Akhirnya, saya ambil itu buku-buku, sekitar empat atau lima buku. Salah satu di
antaranya adalah buku Metafisika oleh
Lorens Bagus (Gramedia, 1991). Buku ini sangat detail membahas hal-hal dasar
dalam filsafat. Penjelasannya tidak terlalu rumit. Salah satu yang dibahas
dalam buku tersebut adalah waktu. Saya kembali teringat pada pengalaman kuliah
saya. Oh, ya, ketika saya sedang membaca buku ini di kampus, teman saya lewat
di depan saya sambil berkata, “Metafisika? Mau belajar santet lu?”. Saya jawab, “Ya, sekarang saya sarjana
dukun”.
Setelah membaca bagian tersebut,
saya mulai berpikir beda. Pembahasan waktu ini penting juga sebenarnya. Saya
menduga-duga apakah para ilmuwan alam, khususnya yang meneliti waktu, juga
membaca filsafat tentang hal ini sehingga mereka terpancing untuk meneliti
lebih dalam soal waktu.
Intinya, menurut pemahaman saya,
segala yang ada di dunia berproses dari satu titik (keadaan) ke titik lain.
Antara kedua titik tersebut memiliki potensi (sesuatu dalam proses menjadi).
Pelepasan dari titik awal (titik lepas) ke titik akhir, termasuk potensi,
dinamai sebagai waktu. Agar lebih jelas, saya sertakan gambar yang saya buat di
Corel Draw kemarin.
Dari pengertian tersebut, saya
menjadi sedikit mengerti perihal waktu sebagai ruang dari ruang. Waktu sebagai
ruang dari ruang memiliki makna bahwa waktu berkuasa atas ruang. Misalnya, Bumi
berputar menciptakan proses. Waktu diibaratkan sebagai sesuatu yang “membungkus”
Bumi karena waktu menyeluruhi (saya kesulitan mencari diksi lain) Bumi
tersebut. Tidak mungkin satu bagian kecil dari Bumi tidak berada dalam waktu.

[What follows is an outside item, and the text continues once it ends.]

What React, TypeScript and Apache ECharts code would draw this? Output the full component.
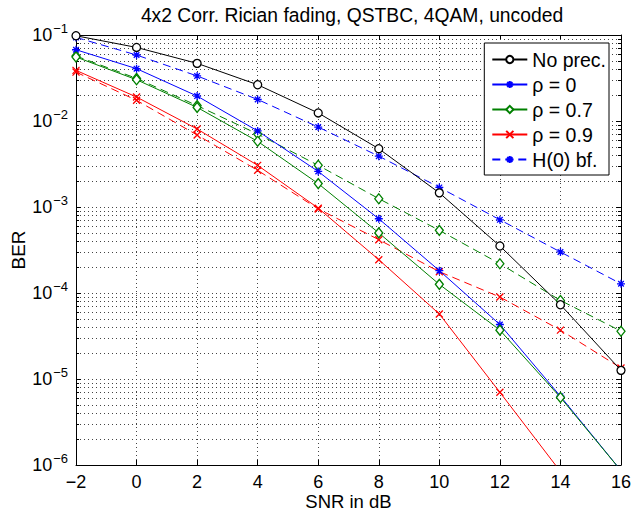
import React, { useEffect, useRef } from "react";
import * as echarts from "echarts";

const snr = [-2, 0, 2, 4, 6, 8, 10, 12, 14, 16];
const noPrec = [0.098, 0.0717, 0.0468, 0.0264, 0.0124, 0.00476, 0.00146, 0.000352, 7.3e-5, 1.26e-5];
const rho0 = [0.0674, 0.0406, 0.0195, 0.00766, 0.00259, 7.3e-4, 1.82e-4, 4.3e-5, 6.3e-6, 8.6e-7];
const rho07 = [0.0555, 0.0302, 0.0144, 0.0058, 0.00187, 5.0e-4, 1.26e-4, 3.7e-5, 6.1e-6, 8.6e-7];
const rho09 = [0.0388, 0.019, 0.00807, 0.00305, 9.7e-4, 2.44e-4, 5.7e-5, 7.0e-6, 8.4e-7];
const h0bf = [0.0938, 0.0585, 0.0334, 0.0178, 0.0085, 0.0039, 0.00169, 7.1e-4, 3.0e-4, 1.28e-4];
const rho07dash = [0.057, 0.0313, 0.0151, 0.00706, 0.00305, 0.00125, 5.35e-4, 2.19e-4, 8.2e-5, 3.6e-5];
const rho09dash = [0.037, 0.0174, 0.00687, 0.00267, 9.5e-4, 4.17e-4, 1.77e-4, 8.98e-5, 3.7e-5, 1.34e-5];

const legendNames = ["No prec.", "ρ = 0", "ρ = 0.7", "ρ = 0.9", "H(0) bf."];
const titleText = "4x2 Corr. Rician fading, QSTBC, 4QAM, uncoded";
const xName = "SNR in dB";
const yName = "BER";

// minor log-axis positions (2..9 × 10^k), used for the dotted minor grid and minor ticks
const decades = [-6, -5, -4, -3, -2];
const mantissas = [2, 3, 4, 5, 6, 7, 8, 9];
const minorVals: number[] = [];
decades.forEach((k) => mantissas.forEach((m) => minorVals.push(Number((m * Math.pow(10, k)).toPrecision(3)))));

const X_MIN = -2;
const X_MAX = 16;

const FONT = "Liberation Sans, Arial, Helvetica, sans-serif";
const ASTERISK = "path://M10 0 L10 20 M0 10 L20 10 M3 3 L17 17 M17 3 L3 17";
const XMARK = "path://M0 0 L20 20 M20 0 L0 20";

const pair = (ys: number[]) => ys.map((y, i) => [snr[i], y]);

function mkSeries(
  name: string,
  data: number[],
  color: string,
  symbol: string,
  size: number | number[],
  dashed: boolean,
  hollow: boolean
) {
  return {
    name,
    type: "line",
    data: pair(data),
    symbol,
    symbolSize: size,
    showSymbol: true,
    clip: true,
    lineStyle: { color, width: 1, type: dashed ? [8, 5] : "solid" },
    itemStyle: {
      color: hollow ? "#fff" : color,
      borderColor: color,
      borderWidth: 1.3,
    },
    emphasis: { disabled: true },
    z: 3,
  };
}

export default function App() {
  const ref = useRef<HTMLDivElement>(null);
  useEffect(() => {
    if (!ref.current) return;
    const chart = echarts.init(ref.current, null, { renderer: "svg" });
    const gridColor = "#444";
    const dots = { color: gridColor, width: 1, type: [1, 3] };
    const yFmt = (v: number) => {
      const e = Math.round(Math.log10(v));
      return `{b|10}{s|${e < 0 ? "−" : ""}${Math.abs(e)}}`;
    };
    const xFmt = (v: number) => (v < 0 ? "−" + Math.abs(v) : String(v));
    const commonX = {
      type: "value",
      min: X_MIN,
      max: X_MAX,
      interval: 2,
      axisLine: { show: true, onZero: false, lineStyle: { color: "#000", width: 1 } },
      axisTick: { show: true, inside: true, length: 5, lineStyle: { color: "#000" } },
    };
    const commonY = {
      type: "log",
      logBase: 10,
      min: 1e-6,
      max: 1e-1,
      axisLine: { show: true, onZero: false, lineStyle: { color: "#000", width: 1 } },
      axisTick: { show: true, inside: true, length: 5, lineStyle: { color: "#000" } },
      minorTick: { show: false },
    };
    chart.setOption({
      animation: false,
      backgroundColor: "#fff",
      title: {
        text: titleText,
        left: 347,
        top: 1,
        textAlign: "center",
        textStyle: { fontFamily: FONT, fontSize: 19.3, fontWeight: "normal", color: "#000" },
      },
      grid: { left: 76, right: 10, top: 35, bottom: 47, containLabel: false, outerBoundsMode: "none" },
      legend: {
        data: legendNames,
        orient: "vertical",
        right: 22,
        top: 43,
        backgroundColor: "#fff",
        borderColor: "#000",
        borderWidth: 1,
        borderRadius: 0,
        padding: [6, 3, 5, 7],
        itemWidth: 35,
        itemHeight: 9,
        itemGap: 4,
        textStyle: { fontFamily: FONT, fontSize: 19.5, color: "#000", lineHeight: 21 },
        selectedMode: false,
      },
      xAxis: [
        {
          ...commonX,
          position: "bottom",
          name: xName,
          nameLocation: "middle",
          nameGap: 27,
          nameMoveOverlap: false,
          nameTextStyle: { fontFamily: FONT, fontSize: 18.5, color: "#000", lineHeight: 19 },
          axisLabel: { formatter: xFmt, fontFamily: FONT, fontSize: 18, color: "#000", margin: 7, lineHeight: 19 },
          splitLine: { show: true, lineStyle: dots },
        },
        {
          ...commonX,
          position: "top",
          axisLabel: { show: false },
          splitLine: { show: false },
        },
      ],
      yAxis: [
        {
          ...commonY,
          position: "left",
          name: yName,
          nameLocation: "middle",
          nameGap: 48,
          nameMoveOverlap: false,
          nameTextStyle: { fontFamily: FONT, fontSize: 19, color: "#000" },
          axisLabel: {
            formatter: yFmt,
            margin: 8,
            color: "#000",
            rich: {
              b: { fontFamily: FONT, fontSize: 18, color: "#000" },
              s: { fontFamily: FONT, fontSize: 13, color: "#000", padding: [0, 0, 14, 1] },
            },
          },
          splitLine: { show: true, lineStyle: dots },
          minorSplitLine: { show: false },
        },
        {
          ...commonY,
          position: "right",
          axisLabel: { show: false },
          splitLine: { show: false },
          minorSplitLine: { show: false },
        },
      ],
      series: [
        {
          name: "minor-grid",
          type: "custom",
          silent: true,
          clip: false,
          z: 1,
          data: minorVals.map((v) => [X_MIN, v]),
          renderItem: (params: any, api: any) => {
            const v = api.value(1);
            const p0 = api.coord([X_MIN, v]);
            const p1 = api.coord([X_MAX, v]);
            const y = Math.round(p0[1]) + 0.5;
            return {
              type: "group",
              children: [
                {
                  type: "line",
                  shape: { x1: p0[0], y1: y, x2: p1[0], y2: y },
                  style: { stroke: gridColor, lineWidth: 1, lineDash: [1, 3] },
                },
                {
                  type: "line",
                  shape: { x1: p0[0], y1: y, x2: p0[0] + 3, y2: y },
                  style: { stroke: "#000", lineWidth: 1 },
                },
                {
                  type: "line",
                  shape: { x1: p1[0] - 3, y1: y, x2: p1[0], y2: y },
                  style: { stroke: "#000", lineWidth: 1 },
                },
              ],
            };
          },
        },
        mkSeries("ρ = 0.7 dashed", rho07dash, "#008000", "diamond", [8, 10], true, true),
        mkSeries("ρ = 0.9 dashed", rho09dash, "#ff0000", XMARK, 7, true, false),
        mkSeries(legendNames[4], h0bf, "#0000ff", ASTERISK, 8, true, false),
        mkSeries(legendNames[0], noPrec, "#000000", "circle", 8, false, true),
        mkSeries(legendNames[1], rho0, "#0000ff", ASTERISK, 8, false, false),
        mkSeries(legendNames[2], rho07, "#008000", "diamond", [8, 10], false, true),
        mkSeries(legendNames[3], rho09, "#ff0000", XMARK, 7, false, false),
      ],
    });
    return () => chart.dispose();
  }, []);
  return <div ref={ref} style={{ width: 631, height: 512, position: "absolute", left: 0, top: 0 }} />;
}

Maka, menurut saya, ruang yang tak bergerak tak memiliki waktu.
Detik, menit, jam, dan sebagainya
adalah istilah ciptaan manusia yang digunakan untuk menandai waktu, tetapi
bukan waktu itu sendiri. Hal ini semacam pemberian tanda terhadap proses.
Contohnya, saya dulu kecil dan sekarang agak besar. Tentu di sana ada waktu.
Agar mudah menandainya, dibuatlah tanda waktu, seperti tahun.
Mari kembali ke masalah ruang.
Faktanya, ruang itu tak hanya Bumi. Di tata surya kita saja terdapat delapan,
sembilan, atau dua belas ruang. Saya kurang tahu tepatnya sekarang. Maka,
kemungkinan mereka memiliki waktunya sendiri. Kumpulan ruang-ruang ini juga
membentuk waktu. Begitu seterusnya.
Selagi saya asyik memikirkan waktu, pada
hari yang lagi-lagi mendung, ada teman saya berkata, “Tuhan hidup dalam segala
waktu”. Dalam pikiran saya, ungkapan tersebut berarti Ia berada dalam segala
proses dan yang diprosesi. Yang diprosesi
ini bisa berwujud macam-macam, termasuk manusia. Namun, bagaimana mungkin
Ia tinggal di dalam manusia? Jika kehidupan manusia dan manusia itu sendiri
adalah bagian dari proses, apakah Tuhan ada di dalamnya (secara harfiah)? Saya
seketika teringat pada ayat yang berbunyi bahwa Tuhan lebih dekat dari urat
nadi. Bukankah itu dekat sekali? Jika seperti itu, di manakah Tuhan?
Untuk menjawab pertanyaan tersebut,
saya bikin perkiraan saja. Saya tanya kepada diri saya sendiri, mungkin atau
tidak jika semua yang hidup ini tinggal di dalam sesuatu yang kita namai “Tuhan”.
Jika mungkin, itu akan menjawab pertanyaan-pertanyaan pada paragraf sebelumnya.
Mungkin juga akan menjawab pertanyaan “mengapa kita tidak bisa melihat Tuhan”.
Setelah berpuasa, bertapa, tanpa mandi, tenang, jauh dari rumah dan
ditinggalkan cinta (kata Sheila on 7), saya coba gambar kemungkinannya.
Garis batas imajiner Tuhan ini saya
belum tahu batasnya. Saya sebut “imajiner” karena bisa jadi garis itu tidak
nyata dan bisa jadi memang tidak bergaris (tak terbatas). Jika kemungkinannya
seperti itu, pertanyaan-pertanyaan tadi terjawab sudah.
Penjelajahan pikiran tentang waktu
(dan Tuhan) ini sementara sampai di sini dulu. Saya masih mencari referensi
lain untuk menambah dan mengembangkan pengetahuan.